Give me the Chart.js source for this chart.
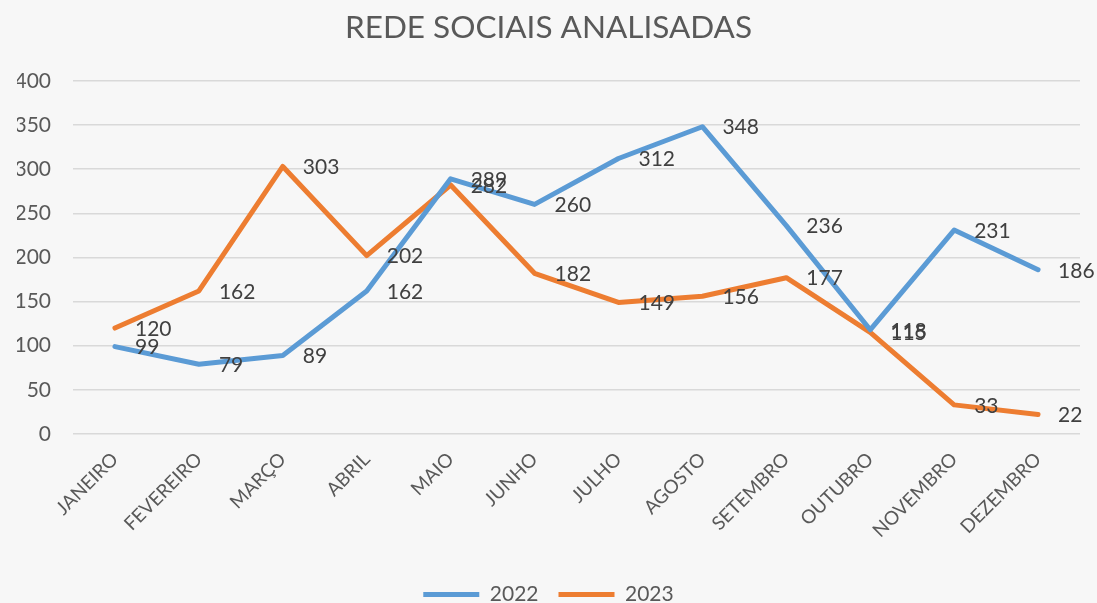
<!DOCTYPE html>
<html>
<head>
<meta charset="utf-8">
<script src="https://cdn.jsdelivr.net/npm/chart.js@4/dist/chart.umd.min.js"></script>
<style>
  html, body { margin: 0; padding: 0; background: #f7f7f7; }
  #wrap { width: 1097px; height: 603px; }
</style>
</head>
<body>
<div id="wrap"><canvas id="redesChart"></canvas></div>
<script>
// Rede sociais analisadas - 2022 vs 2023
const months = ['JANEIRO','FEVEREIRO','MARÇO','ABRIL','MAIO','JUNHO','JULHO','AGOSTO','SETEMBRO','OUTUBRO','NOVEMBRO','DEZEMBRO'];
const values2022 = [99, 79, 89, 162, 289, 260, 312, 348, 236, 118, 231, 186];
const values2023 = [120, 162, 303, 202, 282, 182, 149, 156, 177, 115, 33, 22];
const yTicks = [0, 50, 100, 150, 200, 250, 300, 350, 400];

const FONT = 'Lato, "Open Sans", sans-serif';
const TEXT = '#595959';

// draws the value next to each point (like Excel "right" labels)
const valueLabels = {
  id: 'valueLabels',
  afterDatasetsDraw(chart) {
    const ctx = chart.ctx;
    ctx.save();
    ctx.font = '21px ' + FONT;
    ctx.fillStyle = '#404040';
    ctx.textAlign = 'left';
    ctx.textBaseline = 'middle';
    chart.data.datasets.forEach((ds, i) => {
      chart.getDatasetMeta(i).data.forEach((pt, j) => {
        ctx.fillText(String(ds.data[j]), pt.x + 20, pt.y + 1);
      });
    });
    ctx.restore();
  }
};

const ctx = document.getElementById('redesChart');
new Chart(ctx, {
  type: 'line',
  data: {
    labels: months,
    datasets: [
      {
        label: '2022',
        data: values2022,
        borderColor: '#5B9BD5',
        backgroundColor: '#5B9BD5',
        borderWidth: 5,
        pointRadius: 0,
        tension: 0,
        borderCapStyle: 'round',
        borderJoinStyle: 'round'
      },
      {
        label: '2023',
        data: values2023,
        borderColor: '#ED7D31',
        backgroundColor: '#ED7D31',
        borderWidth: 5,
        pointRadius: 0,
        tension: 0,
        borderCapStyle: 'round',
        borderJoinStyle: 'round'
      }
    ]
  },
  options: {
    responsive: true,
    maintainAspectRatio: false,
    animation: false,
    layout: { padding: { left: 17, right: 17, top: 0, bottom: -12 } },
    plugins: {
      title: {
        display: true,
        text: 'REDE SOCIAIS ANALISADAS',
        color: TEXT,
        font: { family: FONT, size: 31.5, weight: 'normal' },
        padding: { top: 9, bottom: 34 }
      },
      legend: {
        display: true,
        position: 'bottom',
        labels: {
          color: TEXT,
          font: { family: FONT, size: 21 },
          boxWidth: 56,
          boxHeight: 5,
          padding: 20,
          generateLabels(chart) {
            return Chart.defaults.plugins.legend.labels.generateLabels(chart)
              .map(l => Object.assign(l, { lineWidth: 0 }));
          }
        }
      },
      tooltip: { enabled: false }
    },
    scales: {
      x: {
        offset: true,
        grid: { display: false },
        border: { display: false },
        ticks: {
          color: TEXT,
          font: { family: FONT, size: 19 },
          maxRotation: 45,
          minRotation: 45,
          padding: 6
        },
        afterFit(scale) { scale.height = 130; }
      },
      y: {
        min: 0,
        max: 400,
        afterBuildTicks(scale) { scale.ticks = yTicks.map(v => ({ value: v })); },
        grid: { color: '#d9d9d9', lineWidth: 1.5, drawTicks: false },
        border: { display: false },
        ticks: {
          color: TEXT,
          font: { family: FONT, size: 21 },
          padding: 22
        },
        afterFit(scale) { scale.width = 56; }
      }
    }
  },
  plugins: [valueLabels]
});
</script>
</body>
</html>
+---+
Brief >>
Pictures in the data above should not be copied; transcribe everything else exactly.

Solved exercise >>
Give me the Chart.js source for this chart.
<!DOCTYPE html>
<html>
<head>
<meta charset="utf-8">
<script src="https://cdn.jsdelivr.net/npm/chart.js@4/dist/chart.umd.min.js"></script>
<style>
  html, body { margin: 0; padding: 0; background: #f7f7f7; }
  #wrap { width: 1097px; height: 603px; }
</style>
</head>
<body>
<div id="wrap"><canvas id="redesChart"></canvas></div>
<script>
// Rede sociais analisadas - 2022 vs 2023
const months = ['JANEIRO','FEVEREIRO','MARÇO','ABRIL','MAIO','JUNHO','JULHO','AGOSTO','SETEMBRO','OUTUBRO','NOVEMBRO','DEZEMBRO'];
const values2022 = [99, 79, 89, 162, 289, 260, 312, 348, 236, 118, 231, 186];
const values2023 = [120, 162, 303, 202, 282, 182, 149, 156, 177, 115, 33, 22];
const yTicks = [0, 50, 100, 150, 200, 250, 300, 350, 400];

const FONT = 'Lato, "Open Sans", sans-serif';
const TEXT = '#595959';

// draws the value next to each point (like Excel "right" labels)
const valueLabels = {
  id: 'valueLabels',
  afterDatasetsDraw(chart) {
    const ctx = chart.ctx;
    ctx.save();
    ctx.font = '21px ' + FONT;
    ctx.fillStyle = '#404040';
    ctx.textAlign = 'left';
    ctx.textBaseline = 'middle';
    chart.data.datasets.forEach((ds, i) => {
      chart.getDatasetMeta(i).data.forEach((pt, j) => {
        ctx.fillText(String(ds.data[j]), pt.x + 20, pt.y + 1);
      });
    });
    ctx.restore();
  }
};

const ctx = document.getElementById('redesChart');
new Chart(ctx, {
  type: 'line',
  data: {
    labels: months,
    datasets: [
      {
        label: '2022',
        data: values2022,
        borderColor: '#5B9BD5',
        backgroundColor: '#5B9BD5',
        borderWidth: 5,
        pointRadius: 0,
        tension: 0,
        borderCapStyle: 'round',
        borderJoinStyle: 'round'
      },
      {
        label: '2023',
        data: values2023,
        borderColor: '#ED7D31',
        backgroundColor: '#ED7D31',
        borderWidth: 5,
        pointRadius: 0,
        tension: 0,
        borderCapStyle: 'round',
        borderJoinStyle: 'round'
      }
    ]
  },
  options: {
    responsive: true,
    maintainAspectRatio: false,
    animation: false,
    layout: { padding: { left: 17, right: 17, top: 0, bottom: -12 } },
    plugins: {
      title: {
        display: true,
        text: 'REDE SOCIAIS ANALISADAS',
        color: TEXT,
        font: { family: FONT, size: 31.5, weight: 'normal' },
        padding: { top: 9, bottom: 34 }
      },
      legend: {
        display: true,
        position: 'bottom',
        labels: {
          color: TEXT,
          font: { family: FONT, size: 21 },
          boxWidth: 56,
          boxHeight: 5,
          padding: 20,
          generateLabels(chart) {
            return Chart.defaults.plugins.legend.labels.generateLabels(chart)
              .map(l => Object.assign(l, { lineWidth: 0 }));
          }
        }
      },
      tooltip: { enabled: false }
    },
    scales: {
      x: {
        offset: true,
        grid: { display: false },
        border: { display: false },
        ticks: {
          color: TEXT,
          font: { family: FONT, size: 19 },
          maxRotation: 45,
          minRotation: 45,
          padding: 6
        },
        afterFit(scale) { scale.height = 130; }
      },
      y: {
        min: 0,
        max: 400,
        afterBuildTicks(scale) { scale.ticks = yTicks.map(v => ({ value: v })); },
        grid: { color: '#d9d9d9', lineWidth: 1.5, drawTicks: false },
        border: { display: false },
        ticks: {
          color: TEXT,
          font: { family: FONT, size: 21 },
          padding: 22
        },
        afterFit(scale) { scale.width = 56; }
      }
    }
  },
  plugins: [valueLabels]
});
</script>
</body>
</html>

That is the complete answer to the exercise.